--- start Excerpted records ---

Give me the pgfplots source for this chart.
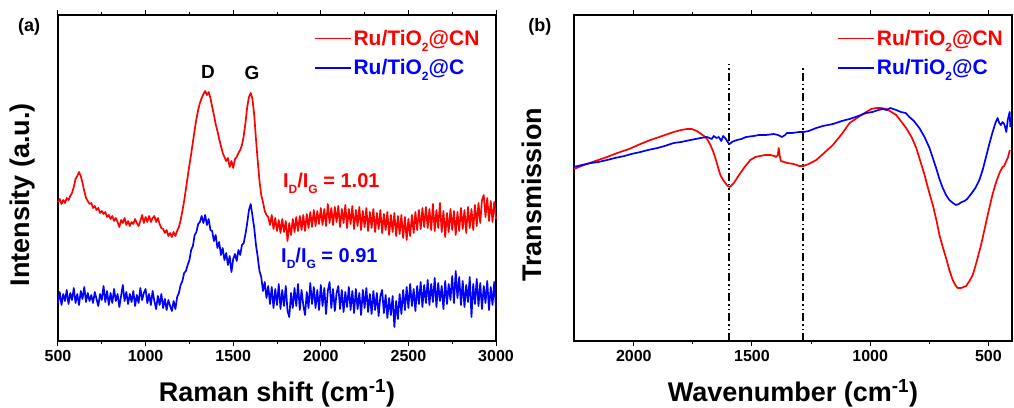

--- end Excerpted records ---
--- start Excerpted records ---

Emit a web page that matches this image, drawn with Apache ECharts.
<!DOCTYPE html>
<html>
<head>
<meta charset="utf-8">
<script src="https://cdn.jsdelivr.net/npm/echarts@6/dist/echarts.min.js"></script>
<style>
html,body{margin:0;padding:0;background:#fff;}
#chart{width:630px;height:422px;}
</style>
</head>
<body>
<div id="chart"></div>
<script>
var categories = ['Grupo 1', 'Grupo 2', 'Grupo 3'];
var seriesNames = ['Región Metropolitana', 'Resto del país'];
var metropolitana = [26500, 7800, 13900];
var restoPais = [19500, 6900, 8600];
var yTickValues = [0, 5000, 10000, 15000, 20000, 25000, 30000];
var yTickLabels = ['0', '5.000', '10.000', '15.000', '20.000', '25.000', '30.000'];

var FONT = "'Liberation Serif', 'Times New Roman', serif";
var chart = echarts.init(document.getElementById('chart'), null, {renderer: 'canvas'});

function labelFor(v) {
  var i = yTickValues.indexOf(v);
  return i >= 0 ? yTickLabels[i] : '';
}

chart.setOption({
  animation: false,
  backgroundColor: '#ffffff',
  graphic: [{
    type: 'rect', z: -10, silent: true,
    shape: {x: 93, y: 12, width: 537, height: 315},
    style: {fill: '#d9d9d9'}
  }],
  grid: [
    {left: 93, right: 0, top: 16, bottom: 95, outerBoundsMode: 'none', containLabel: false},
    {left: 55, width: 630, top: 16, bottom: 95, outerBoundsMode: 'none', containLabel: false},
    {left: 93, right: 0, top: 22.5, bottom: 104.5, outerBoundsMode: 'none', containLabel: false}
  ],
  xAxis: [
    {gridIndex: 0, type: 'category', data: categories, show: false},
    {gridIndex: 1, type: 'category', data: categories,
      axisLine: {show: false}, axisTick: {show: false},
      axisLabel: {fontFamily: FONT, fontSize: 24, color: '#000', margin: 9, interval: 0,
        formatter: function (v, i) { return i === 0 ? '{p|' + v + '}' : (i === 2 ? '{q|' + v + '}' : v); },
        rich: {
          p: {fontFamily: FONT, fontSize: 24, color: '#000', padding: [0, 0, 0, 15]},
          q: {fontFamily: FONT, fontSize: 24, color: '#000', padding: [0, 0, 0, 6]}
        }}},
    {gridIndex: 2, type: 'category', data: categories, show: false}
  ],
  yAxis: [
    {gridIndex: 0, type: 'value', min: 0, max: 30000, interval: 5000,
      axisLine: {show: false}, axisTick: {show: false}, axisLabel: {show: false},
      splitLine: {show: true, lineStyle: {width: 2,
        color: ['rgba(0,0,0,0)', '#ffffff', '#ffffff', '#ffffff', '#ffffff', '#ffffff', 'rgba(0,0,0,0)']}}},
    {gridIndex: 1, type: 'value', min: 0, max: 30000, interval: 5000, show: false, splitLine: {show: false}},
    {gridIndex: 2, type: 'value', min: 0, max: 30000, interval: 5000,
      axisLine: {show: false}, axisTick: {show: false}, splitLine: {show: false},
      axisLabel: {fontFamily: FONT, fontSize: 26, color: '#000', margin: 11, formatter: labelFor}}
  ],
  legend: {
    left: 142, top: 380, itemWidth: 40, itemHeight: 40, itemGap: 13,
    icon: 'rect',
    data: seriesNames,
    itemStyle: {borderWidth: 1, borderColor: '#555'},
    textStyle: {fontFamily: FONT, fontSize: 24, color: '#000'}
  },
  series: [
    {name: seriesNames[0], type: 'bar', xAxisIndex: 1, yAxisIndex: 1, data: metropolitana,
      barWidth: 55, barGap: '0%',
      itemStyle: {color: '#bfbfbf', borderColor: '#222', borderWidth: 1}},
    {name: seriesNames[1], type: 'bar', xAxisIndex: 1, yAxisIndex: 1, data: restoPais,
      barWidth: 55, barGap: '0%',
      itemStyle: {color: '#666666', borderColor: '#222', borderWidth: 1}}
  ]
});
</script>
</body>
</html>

--- end Excerpted records ---

> [Your objective] Only the count is needed: the number of lines in the data that include the word "this".

> [Written response] 2